Professional musicians can write off business expenses from their taxable income, just as with any other profession; for them the cost of clarinet reeds and guitar strings is carefully tallied annually. The rest of us can also get a tax benefit from music, but only in the form of charitable donations. New tax laws have somewhat disincentivized charitable giving going forward, but you still have a week to donate to a music charity for the 2017 tax year.
Great and lasting art rarely nets a lot of money; even geniuses like Mozart and Beethoven relied on charity to make their music. One way to guarantee you’ll see the benefits of your support is to think local. You could become a member of WichitaArts or Arts Partners. Both of their sites have lists of local not-for-profits.
Good music journalism has been struggling to meet the challenges of digital media. But there are some online providers that are fighting the good fight. My favorite is a small British site, thequietus.com, that doesn’t let commercial interests get in the way of quality.
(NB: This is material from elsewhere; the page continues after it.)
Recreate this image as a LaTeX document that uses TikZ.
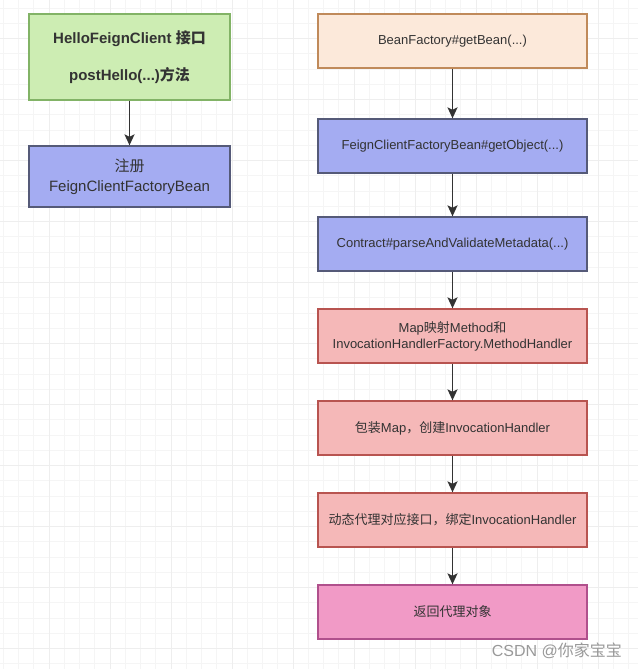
\documentclass[tikz,border=0pt]{standalone}
\usepackage{fontspec}
\setmainfont{Liberation Sans}
\newfontfamily\cjk{Noto Sans CJK SC}
\usetikzlibrary{arrows.meta}
\newcommand\zhtxt[1]{{\cjk #1}}
\definecolor{txt}{HTML}{333333}
\definecolor{gfill}{HTML}{CDEDB3}
\definecolor{gline}{HTML}{82B366}
\definecolor{ofill}{HTML}{FCE9DA}
\definecolor{oline}{HTML}{C08A5A}
\definecolor{bfill}{HTML}{A4ACF2}
\definecolor{bline}{HTML}{555A78}
\definecolor{rfill}{HTML}{F5B8B8}
\definecolor{rline}{HTML}{B85450}
\definecolor{pfill}{HTML}{F19AC6}
\definecolor{pline}{HTML}{B0508C}
\definecolor{minorg}{HTML}{F5F5F5}
\definecolor{majorg}{HTML}{EEEEEE}
\tikzset{
  minorgrid/.style={minorg, line width=1pt},
  majorgrid/.style={majorg, line width=1pt},
  box/.style={draw, line width=1.3pt, inner sep=0pt, align=center, text=txt},
  leftbox/.style={box, minimum width=201pt, minimum height=61pt, font=\fontsize{15}{20}\selectfont},
  rightbox/.style={box, minimum width=269pt, minimum height=54pt, font=\fontsize{13}{16}\selectfont},
  arr/.style={draw=txt, line width=1.7pt, -{Stealth[length=11pt,width=10pt,inset=2.5pt]}},
}
\begin{document}
\begin{tikzpicture}[x=1pt,y=-1pt]
\fill[white] (0,0) rectangle (638,669);
\useasboundingbox (0,0) rectangle (638,669);
% grid
\foreach \i in {-3,...,39} \draw[minorgrid] ({49+15.25*\i},0) -- ({49+15.25*\i},669);
\foreach \i in {-2,...,41} \draw[minorgrid] (0,{38.7+15.25*\i}) -- (638,{38.7+15.25*\i});
\foreach \i in {0,...,10} \draw[majorgrid] ({49+61*\i},0) -- ({49+61*\i},669);
\foreach \i in {0,...,10} \draw[majorgrid] (0,{38.7+61*\i}) -- (638,{38.7+61*\i});
% left column
\node[leftbox, fill=gfill, draw=gline, minimum height=86pt, font=\fontsize{15}{20}\selectfont\bfseries] (g) at (129.5,57)
  {HelloFeignClient \zhtxt{接口}\\[17pt]postHello(...)\zhtxt{方法}};
\node[leftbox, fill=bfill, draw=bline] (reg) at (129.5,176.5)
  {\zhtxt{注册}\\FeignClientFactoryBean};
\draw[arr] (g.south) -- (reg.north);
% right column
\node[rightbox, fill=ofill, draw=oline] (r1) at (452.5,41) {BeanFactory\#getBean(...)};
\node[rightbox, fill=bfill, draw=bline] (r2) at (452.5,146) {FeignClientFactoryBean\#getObject(...)};
\node[rightbox, fill=bfill, draw=bline] (r3) at (452.5,244) {Contract\#parseAndValidateMetadata(...)};
\node[rightbox, fill=rfill, draw=rline] (r4) at (452.5,336) {Map\zhtxt{映射}Method\zhtxt{和}\\InvocationHandlerFactory.MethodHandler};
\node[rightbox, fill=rfill, draw=rline] (r5) at (452.5,428) {\zhtxt{包装}Map\zhtxt{，创建}InvocationHandler};
\node[rightbox, fill=rfill, draw=rline] (r6) at (452.5,520) {\zhtxt{动态代理对应接口，绑定}InvocationHandler};
\node[rightbox, fill=pfill, draw=pline] (r7) at (452.5,612) {\zhtxt{返回代理对象}};
\draw[arr] (r1) -- (r2);
\draw[arr] (r2) -- (r3);
\draw[arr] (r3) -- (r4);
\draw[arr] (r4) -- (r5);
\draw[arr] (r5) -- (r6);
\draw[arr] (r6) -- (r7);
% watermark
\node[anchor=east, text=black!40, font=\fontsize{16}{18}\selectfont, inner sep=0pt] (wm) at (622,651) {CSDN @\zhtxt{你家宝宝}};
\end{tikzpicture}
\end{document}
Then, of course, there’s the news outlet you’re listening to right now. Yes, I’m biased, but it’s OK, because I know I’m preaching to the choir.
In my opinion, though, the most worthy charity is music education. Full disclosure: I’m a music educator, but it’s self-evident that encouraging art in a young person will pay society back over a lifetime.
So think charitably. The fifteenth falls on a weekend this year, so you’ll have two extra days to give to a music charity.